Certains peuples autochtones comme les nations indiennes nord-américaines n’ont pas accès à cet instrument juridique. Les États-Unis n’ont pas ratifié cette Convention et ont voté contre la Déclaration. Car le terme « peuple » n’est pas assorti de la clause stipulée dans l’article 1, al. 3 de la Convention n°169 et le terme « autodétermination » n’est pas formulé en ces mots : « autodétermination interne » ou « autonomie gouvernementale » ou « auto-administration » à l’intérieur de l’État (Clech Lâm, 2002 : 26).

Les États-Unis rejettent donc le sens intégral du droit à l’autodétermination alors que l’histoire américaine atteste que le gouvernement fédéral a reconnu le statut d'entités pleinement souveraines aux nations autochtones américaines avant de devenir des entités dites autogouvernées à qui on n’accorde plus qu’une souveraineté interne, souvent très limitée.

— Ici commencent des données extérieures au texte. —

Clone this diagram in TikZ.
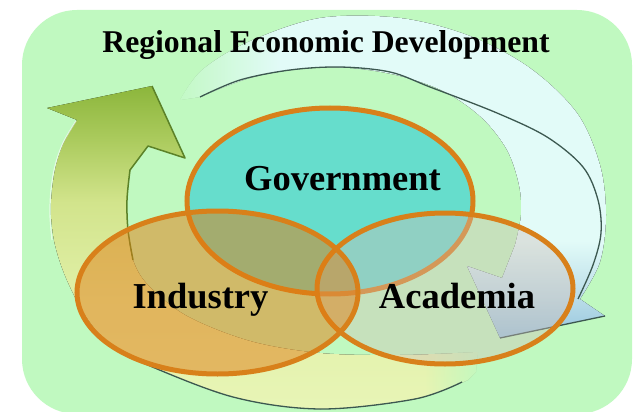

La définition de l’autodétermination admise par les États-Unis n’a aucune signification en droit international et est sujette à l’interprétation de la Cour suprême qui est investi d’un plein pouvoir, bien entendu unilatéral, sur les nations indiennes (Clech Lâm, 2002 : 26-27). Or ce que ces peuples autochtones cherchent avant tout dans ce droit, ce n’est pas une sécession mais une association avec les États dans lesquels ils vivent. Mais tant que celui-ci relèvera des institutions et des gouvernements qui sont constamment remplacés et changés, ils ne pourront pas bénéficier de ce que Erica-Irene Daes, considère comme un « droit de revendiquer un véritable partenariat démocratique » (Bill Jonas, 2002  : 44). Sauf si le droit international leur permet d’acquérir une personnalité juridique internationale qui leur donne la possibilité de négocier avec les États, de faire appel à la communauté internationale lorsque leurs droits collectifs sont bafoués et de prendre part aux instances internationales (Clech Lâm, 2002 : 18-25).

En attendant, les nations indiennes ne restent pas inactives. Elles procèdent à une réorganisation à la fois culturelle, sociale, économique et politique de leur organisation tribale dans le but de s’assurer un développement sociopolitique plus autonome et de se réapproprier une identité collective. Les tribus souhaitent être maîtres de leur destinée. Elles veulent gérer et résoudre les problèmes sociaux (alcoolisme, drogues, violence, échec scolaire) et économiques des réserves. Cette action leur permet d’interroger le principe de l’autodétermination proposé par l’État et de participer à cette réflexion sur le droit à l’autodétermination des peuples autochtones en utilisant un autre terme plus adéquate au contexte sociopolitique de leur pays, celui de « independent sovereign nation ». Ce terme permet de penser l’autodétermination dans son sens intégral et non plus au sens ou l’entend le Congrès.

Notes
20.

Le premier pacte est consacré aux droits civils et politiques et le second aux droits économiques, sociaux et culturels.

21.

L’International Indian Treaty Council est chargé par l’ONU d’organiser la participation autochtone.

22.

Droits et Démocratie, 18 mai 2002, « Séminaire Droit à l’autodétermination des peuples autochtones. Exposés des participants et synthèse des discussions », Droits et Démocratie, New York, [en ligne], http://www.ichrdd.ca , (consulté le 20 mars 2006).

23.

Le Canada et la Russie en autre votèrent contre. Quant aux Etats-Unis, ils ne siègent pas au Conseil des Droits de l’homme.